Artaud regarded all of the important women in his life as his "Daughters of the Heart to be Born". Acclaimed actress, writer and performance artist Jo Harvey Allen plays 'Daughter of the Heart', a clairvoyant chameleon and multi-narrator, whose shifting personas bring alive the stories from the Ghost Ship.

Ghost Ship Rodez follows Dugout, a fictional history about Allen’s parents’ lives, which encompassed a staged theatrical production, exhibitions of sculptures and drawings, and a radio adaptation of text and songs in three different venues in Los Angeles in 2000-2002. At MASS MoCA Allen will take time to rework and rewrite parts of the script, finishing his stay with a work-in-progress “staged reading” including certain set elements such as sails that will act as projection screens showing original footage shot by the artist, as well as footage of Artaud’s film appearances.

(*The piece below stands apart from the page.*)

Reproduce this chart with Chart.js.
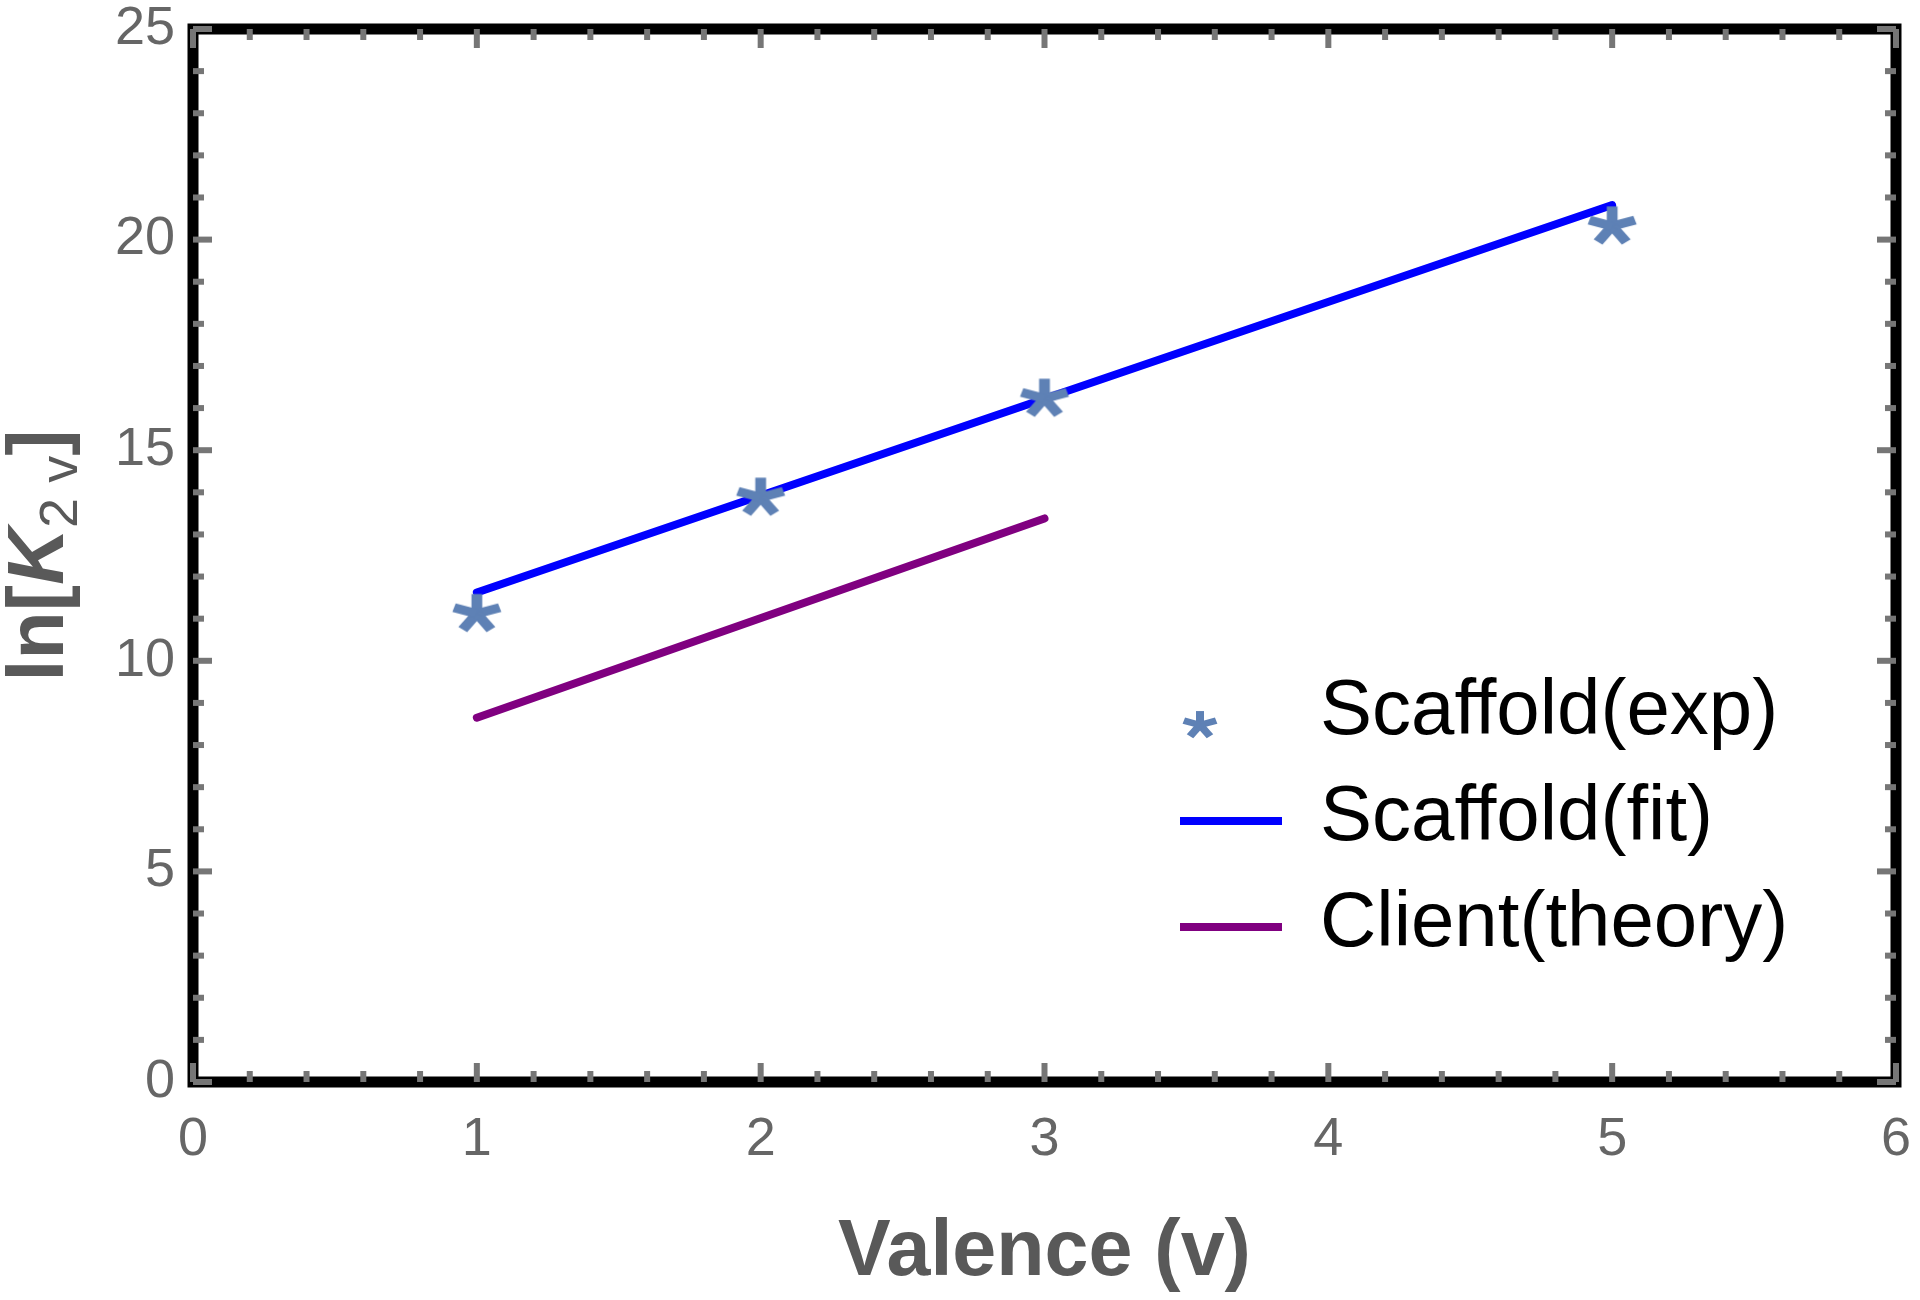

Eventually Allen aspires to include original songs, visual art pieces, projections, and a full set featuring the ship Artaud was held hostage in as part of the ultimate production of Ghost Ship Rodez. “A sense of moving through time and eventuality are strongholds of Allen's artistic vision. This vision is big, but it isn't just the art. Allen carries a bigness with him. He is himself; he is simply Terry Allen. The great Terry Allen” says Glasstire, Texas Visual Art Review of Dugout.

Tickets for Ghost Ship Rodez are $10. MASS MoCA members receive a 10% discount. Tickets are available through the MASS MoCA Box Office located off Marshall Street in North Adams, open from 11 A.M. until 5 P.M., closed Tuesdays. Tickets can also be charged by phone by calling 413.662.2111 during Box Office hours or purchased on line at www.massmoca.org.

MASS MoCA, the largest center for contemporary visual and performing arts in the United States, is located off Marshall Street in North Adams on a 13-acre campus of renovated 19th-century factory buildings.